Write out the material exactly, without any of its pictures.
** BEGIN GIVEN DATA **
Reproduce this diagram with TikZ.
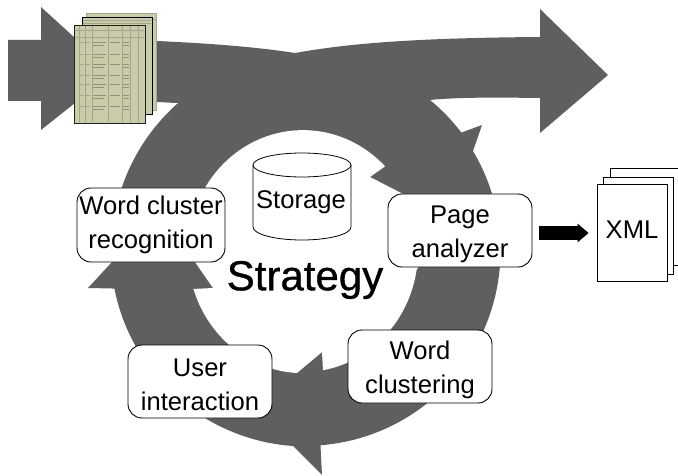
\documentclass[tikz,border=0pt]{standalone}
\usepackage{fontspec}
\setmainfont{Liberation Sans}
\newfontfamily\heavyfont[FakeBold=0.8]{Liberation Sans}
\usetikzlibrary{arrows.meta}
\definecolor{bandgray}{HTML}{5F5F5F}
\definecolor{paper}{HTML}{C9CBAB}
\definecolor{paperline}{HTML}{A3A68C}
\definecolor{paperink}{HTML}{8F927C}
\newcommand{\lowertext}{\rule{0pt}{25pt}}
\tikzset{
  x=1pt,y=-1pt,
  band/.style={fill=bandgray,draw=none},
  hole/.style={fill=white,draw=none},
  roundbox/.style={draw=black,fill=white,line width=0.9pt,rounded corners=14pt,align=center,inner sep=0pt,
    font=\fontsize{25.6}{34}\selectfont},
  sheet/.style={draw=black,fill=white,line width=0.8pt},
  scan/.style={fill=paper,line width=0.9pt},
  scanline/.style={draw=paperline,line width=0.3pt},
  scanink/.style={draw=paperink,line width=0.8pt},
  plain/.style={inner sep=0pt,font=\fontsize{25.6}{30}\selectfont},
  blockarrow/.style={draw=black,line width=13pt,-{Triangle[length=11pt,width=18pt]}},
}
\begin{document}
\begin{tikzpicture}
\useasboundingbox (0,0) rectangle (678,476);
% grey band with the ring
\path[band] (8,40) -- (41,40) -- (41,7) -- (75,38) -- (157,41)
  .. controls (200,43) and (250,46) .. (295,53)
  .. controls (340,45) and (400,38) .. (540,37)
  -- (540,9) -- (608,75) -- (540,133) -- (540,98)
  .. controls (500,97.5) and (460,97) .. (430,100)
  arc[start angle=50.6,end angle=37.2,radius=194pt]
  -- (482,125) -- (473,151)
  arc[start angle=30.8,end angle=-85.6,radius=195pt]
  -- (322,475) -- (293,446)
  arc[start angle=-94,end angle=-168.8,radius=196pt]
  -- (88,288) -- (112,262) -- (122,187)
  arc[start angle=161.2,end angle=131.3,radius=196pt]
  .. controls (170,103) and (163,102) .. (157,102)
  -- (75,103) -- (41,130) -- (41,101) -- (8,101) -- cycle;
% inner hole of the ring
\path[hole] (205.5,187)
  arc[start angle=148,end angle=44.5,x radius=115pt,y radius=121pt]
  -- (370,177) -- (405,195) -- (440,230) -- (416.6,270)
  arc[start angle=-9,end angle=-80,x radius=115pt,y radius=121pt]
  -- (322,352) -- (297,373)
  arc[start angle=-93,end angle=-162.3,x radius=115pt,y radius=121pt]
  -- (213,288) -- (195,262) -- cycle;
% scanned pages
\path[scan] (86,13) rectangle (156,110);
\draw[scanline] (86,19) -- (156,19) (86,13) rectangle (156,110);
\path[scan,draw=black] (82,17) rectangle (152,114);
\foreach \yy in {20,23} \draw[scanline] (83,\yy) -- (151,\yy);
\path[scan,draw=black!85!paper] (74,25) rectangle (145,123);
\foreach \xx in {79,85,92,108,122,130,138} \draw[scanline] (\xx,26) -- (\xx,122);
\foreach \yy in {30,37} \draw[scanline] (75,\yy) -- (144,\yy);
\foreach \yy in {42,54,64,75,84,95,106} {
  \draw[scanink] (93,\yy) -- (106,\yy) (93,\yy+3) -- (104,\yy+3);
  \draw[scanink] (110,\yy) -- (120,\yy);
  \draw[scanink] (123,\yy) -- (129,\yy) (123,\yy+3) -- (129,\yy+3);
  \draw[scanline] (80,\yy) -- (84,\yy) (86,\yy) -- (90,\yy);
}
% XML sheets
\path[sheet] (610,168) -- (690,168) -- (690,265) -- (610,265) -- cycle;
\path[sheet] (603,177) rectangle (673,274);
\node[sheet,minimum width=70pt,minimum height=97pt,inner sep=0pt,font=\fontsize{25.6}{30}\selectfont] (xml) at (632,232.5) {\raisebox{6pt}{XML}};
% storage
\path[sheet] (253,165) -- (253,227) arc[start angle=180,end angle=360,x radius=49pt,y radius=13pt] -- (351,165);
\draw[sheet] (302,165) ellipse[x radius=49pt,y radius=12pt];
\node[plain] (storage) at (301,202) {Storage};
% process boxes
\node[roundbox,minimum width=148pt,minimum height=74pt] (recog) at (151,225) {Word cluster\\recognition};
\node[roundbox,minimum width=144pt,minimum height=73pt] (page) at (460,230.5) {\lowertext Page\\analyzer};
\node[roundbox,minimum width=144pt,minimum height=73pt] (clust) at (420,366.5) {\lowertext Word\\clustering};
\node[roundbox,minimum width=144pt,minimum height=73pt] (user) at (200,381.5) {\lowertext User\\interaction};
% title
\node[inner sep=0pt,font=\fontsize{42}{50}\selectfont\heavyfont] (title) at (305,280) {Strategy};
% arrow to the XML output
\draw[blockarrow,shorten <=7pt,shorten >=8pt] ([yshift=-2.5pt]page.east) -- ([yshift=-0.5pt]xml.west);
\end{tikzpicture}
\end{document}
** END GIVEN DATA **
• [EXERCISE RESULT]
Reproduce this diagram with TikZ.
\documentclass[tikz,border=0pt]{standalone}
\usepackage{fontspec}
\setmainfont{Liberation Sans}
\newfontfamily\heavyfont[FakeBold=0.8]{Liberation Sans}
\usetikzlibrary{arrows.meta}
\definecolor{bandgray}{HTML}{5F5F5F}
\definecolor{paper}{HTML}{C9CBAB}
\definecolor{paperline}{HTML}{A3A68C}
\definecolor{paperink}{HTML}{8F927C}
\newcommand{\lowertext}{\rule{0pt}{25pt}}
\tikzset{
  x=1pt,y=-1pt,
  band/.style={fill=bandgray,draw=none},
  hole/.style={fill=white,draw=none},
  roundbox/.style={draw=black,fill=white,line width=0.9pt,rounded corners=14pt,align=center,inner sep=0pt,
    font=\fontsize{25.6}{34}\selectfont},
  sheet/.style={draw=black,fill=white,line width=0.8pt},
  scan/.style={fill=paper,line width=0.9pt},
  scanline/.style={draw=paperline,line width=0.3pt},
  scanink/.style={draw=paperink,line width=0.8pt},
  plain/.style={inner sep=0pt,font=\fontsize{25.6}{30}\selectfont},
  blockarrow/.style={draw=black,line width=13pt,-{Triangle[length=11pt,width=18pt]}},
}
\begin{document}
\begin{tikzpicture}
\useasboundingbox (0,0) rectangle (678,476);
% grey band with the ring
\path[band] (8,40) -- (41,40) -- (41,7) -- (75,38) -- (157,41)
  .. controls (200,43) and (250,46) .. (295,53)
  .. controls (340,45) and (400,38) .. (540,37)
  -- (540,9) -- (608,75) -- (540,133) -- (540,98)
  .. controls (500,97.5) and (460,97) .. (430,100)
  arc[start angle=50.6,end angle=37.2,radius=194pt]
  -- (482,125) -- (473,151)
  arc[start angle=30.8,end angle=-85.6,radius=195pt]
  -- (322,475) -- (293,446)
  arc[start angle=-94,end angle=-168.8,radius=196pt]
  -- (88,288) -- (112,262) -- (122,187)
  arc[start angle=161.2,end angle=131.3,radius=196pt]
  .. controls (170,103) and (163,102) .. (157,102)
  -- (75,103) -- (41,130) -- (41,101) -- (8,101) -- cycle;
% inner hole of the ring
\path[hole] (205.5,187)
  arc[start angle=148,end angle=44.5,x radius=115pt,y radius=121pt]
  -- (370,177) -- (405,195) -- (440,230) -- (416.6,270)
  arc[start angle=-9,end angle=-80,x radius=115pt,y radius=121pt]
  -- (322,352) -- (297,373)
  arc[start angle=-93,end angle=-162.3,x radius=115pt,y radius=121pt]
  -- (213,288) -- (195,262) -- cycle;
% scanned pages
\path[scan] (86,13) rectangle (156,110);
\draw[scanline] (86,19) -- (156,19) (86,13) rectangle (156,110);
\path[scan,draw=black] (82,17) rectangle (152,114);
\foreach \yy in {20,23} \draw[scanline] (83,\yy) -- (151,\yy);
\path[scan,draw=black!85!paper] (74,25) rectangle (145,123);
\foreach \xx in {79,85,92,108,122,130,138} \draw[scanline] (\xx,26) -- (\xx,122);
\foreach \yy in {30,37} \draw[scanline] (75,\yy) -- (144,\yy);
\foreach \yy in {42,54,64,75,84,95,106} {
  \draw[scanink] (93,\yy) -- (106,\yy) (93,\yy+3) -- (104,\yy+3);
  \draw[scanink] (110,\yy) -- (120,\yy);
  \draw[scanink] (123,\yy) -- (129,\yy) (123,\yy+3) -- (129,\yy+3);
  \draw[scanline] (80,\yy) -- (84,\yy) (86,\yy) -- (90,\yy);
}
% XML sheets
\path[sheet] (610,168) -- (690,168) -- (690,265) -- (610,265) -- cycle;
\path[sheet] (603,177) rectangle (673,274);
\node[sheet,minimum width=70pt,minimum height=97pt,inner sep=0pt,font=\fontsize{25.6}{30}\selectfont] (xml) at (632,232.5) {\raisebox{6pt}{XML}};
% storage
\path[sheet] (253,165) -- (253,227) arc[start angle=180,end angle=360,x radius=49pt,y radius=13pt] -- (351,165);
\draw[sheet] (302,165) ellipse[x radius=49pt,y radius=12pt];
\node[plain] (storage) at (301,202) {Storage};
% process boxes
\node[roundbox,minimum width=148pt,minimum height=74pt] (recog) at (151,225) {Word cluster\\recognition};
\node[roundbox,minimum width=144pt,minimum height=73pt] (page) at (460,230.5) {\lowertext Page\\analyzer};
\node[roundbox,minimum width=144pt,minimum height=73pt] (clust) at (420,366.5) {\lowertext Word\\clustering};
\node[roundbox,minimum width=144pt,minimum height=73pt] (user) at (200,381.5) {\lowertext User\\interaction};
% title
\node[inner sep=0pt,font=\fontsize{42}{50}\selectfont\heavyfont] (title) at (305,280) {Strategy};
% arrow to the XML output
\draw[blockarrow,shorten <=7pt,shorten >=8pt] ([yshift=-2.5pt]page.east) -- ([yshift=-0.5pt]xml.west);
\end{tikzpicture}
\end{document}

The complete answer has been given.